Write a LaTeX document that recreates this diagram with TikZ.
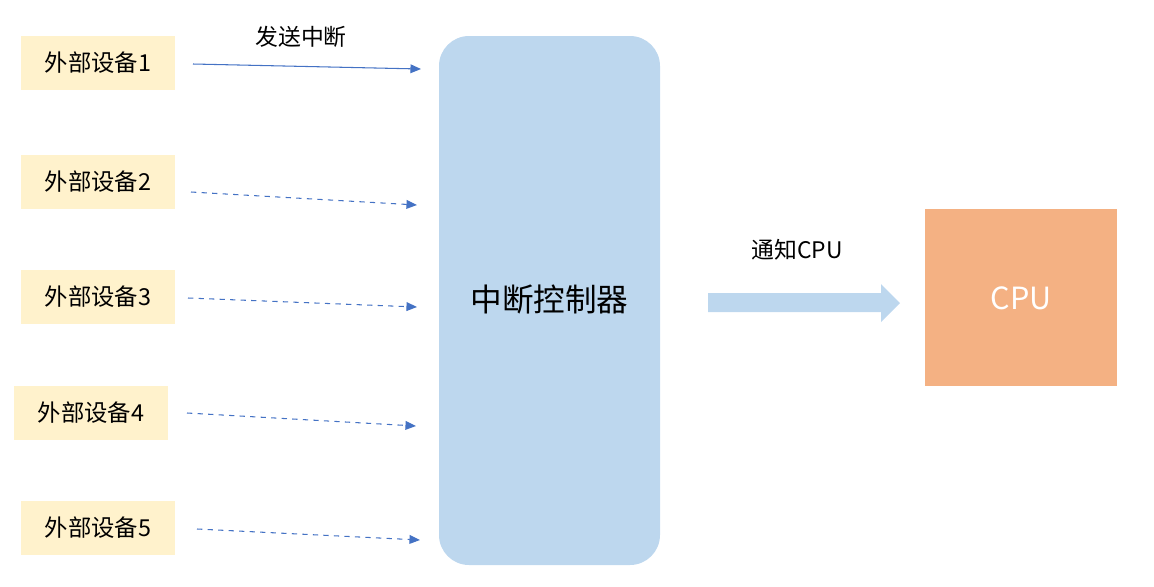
\documentclass[tikz,border=0pt]{standalone}
\usepackage{fontspec}
\setmainfont{Noto Sans CJK SC}
\usetikzlibrary{arrows.meta}
\definecolor{devfill}{HTML}{FFF2CC}
\definecolor{ctrlfill}{HTML}{BDD7EE}
\definecolor{cpufill}{HTML}{F4B183}
\definecolor{sigblue}{HTML}{4472C4}
\tikzset{
  device/.style={fill=devfill, minimum width=154*0.02cm, minimum height=54*0.02cm, inner sep=0pt, font=\fontsize{13.3}{15}\selectfont},
  signal/.style={sigblue, -{Triangle[length=6pt,width=5pt]}, line width=0.6pt},
}
\begin{document}
\begin{tikzpicture}[x=0.02cm,y=-0.02cm]
  \useasboundingbox (0,0) rectangle (1154,586);

  \node[device] (d1) at (98,63) {外部设备1};
  \node[device] (d2) at (98,182) {外部设备2};
  \node[device] (d3) at (98,297) {外部设备3};
  \node[device] (d4) at (91,413) {外部设备4};
  \node[device] (d5) at (98,528) {外部设备5};

  \fill[ctrlfill, rounded corners=30*0.02cm] (439,36) rectangle (660,565);
  \node (ctrl) at (549.5,300) {\fontsize{18}{20}\selectfont 中断控制器};

  \fill[cpufill] (925,209) rectangle (1117,386);
  \node[text=white] (cpu) at (1021,298) {\fontsize{17.4}{20}\selectfont CPU};

  \coordinate (s1) at (193,64);  \coordinate (e1) at (421,69);
  \coordinate (s2) at (191,192); \coordinate (e2) at (417,205);
  \coordinate (s3) at (188,298); \coordinate (e3) at (417,307);
  \coordinate (s4) at (187,413); \coordinate (e4) at (416,426);
  \coordinate (s5) at (197,529); \coordinate (e5) at (420,540);

  \draw[signal] (s1) -- (e1);
  \draw[signal, dashed] (s2) -- (e2);
  \draw[signal, dashed] (s3) -- (e3);
  \draw[signal, dashed] (s4) -- (e4);
  \draw[signal, dashed] (s5) -- (e5);

  \node (send) at (301,37) {\fontsize{13}{15}\selectfont 发送中断};
  \node (notify) at (797,250) {\fontsize{13}{15}\selectfont 通知CPU};

  % thick arrow to the cpu
  \fill[ctrlfill] (708,293) -- (881,293) -- (881,284) -- (900,303) -- (881,322) -- (881,312) -- (708,312) -- cycle;
\end{tikzpicture}
\end{document}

* SHORT TASK:
Quote the full listing above word for word; exclude every picture from the copy.

* THE RESULT:
Write a LaTeX document that recreates this diagram with TikZ.
\documentclass[tikz,border=0pt]{standalone}
\usepackage{fontspec}
\setmainfont{Noto Sans CJK SC}
\usetikzlibrary{arrows.meta}
\definecolor{devfill}{HTML}{FFF2CC}
\definecolor{ctrlfill}{HTML}{BDD7EE}
\definecolor{cpufill}{HTML}{F4B183}
\definecolor{sigblue}{HTML}{4472C4}
\tikzset{
  device/.style={fill=devfill, minimum width=154*0.02cm, minimum height=54*0.02cm, inner sep=0pt, font=\fontsize{13.3}{15}\selectfont},
  signal/.style={sigblue, -{Triangle[length=6pt,width=5pt]}, line width=0.6pt},
}
\begin{document}
\begin{tikzpicture}[x=0.02cm,y=-0.02cm]
  \useasboundingbox (0,0) rectangle (1154,586);

  \node[device] (d1) at (98,63) {外部设备1};
  \node[device] (d2) at (98,182) {外部设备2};
  \node[device] (d3) at (98,297) {外部设备3};
  \node[device] (d4) at (91,413) {外部设备4};
  \node[device] (d5) at (98,528) {外部设备5};

  \fill[ctrlfill, rounded corners=30*0.02cm] (439,36) rectangle (660,565);
  \node (ctrl) at (549.5,300) {\fontsize{18}{20}\selectfont 中断控制器};

  \fill[cpufill] (925,209) rectangle (1117,386);
  \node[text=white] (cpu) at (1021,298) {\fontsize{17.4}{20}\selectfont CPU};

  \coordinate (s1) at (193,64);  \coordinate (e1) at (421,69);
  \coordinate (s2) at (191,192); \coordinate (e2) at (417,205);
  \coordinate (s3) at (188,298); \coordinate (e3) at (417,307);
  \coordinate (s4) at (187,413); \coordinate (e4) at (416,426);
  \coordinate (s5) at (197,529); \coordinate (e5) at (420,540);

  \draw[signal] (s1) -- (e1);
  \draw[signal, dashed] (s2) -- (e2);
  \draw[signal, dashed] (s3) -- (e3);
  \draw[signal, dashed] (s4) -- (e4);
  \draw[signal, dashed] (s5) -- (e5);

  \node (send) at (301,37) {\fontsize{13}{15}\selectfont 发送中断};
  \node (notify) at (797,250) {\fontsize{13}{15}\selectfont 通知CPU};

  % thick arrow to the cpu
  \fill[ctrlfill] (708,293) -- (881,293) -- (881,284) -- (900,303) -- (881,322) -- (881,312) -- (708,312) -- cycle;
\end{tikzpicture}
\end{document}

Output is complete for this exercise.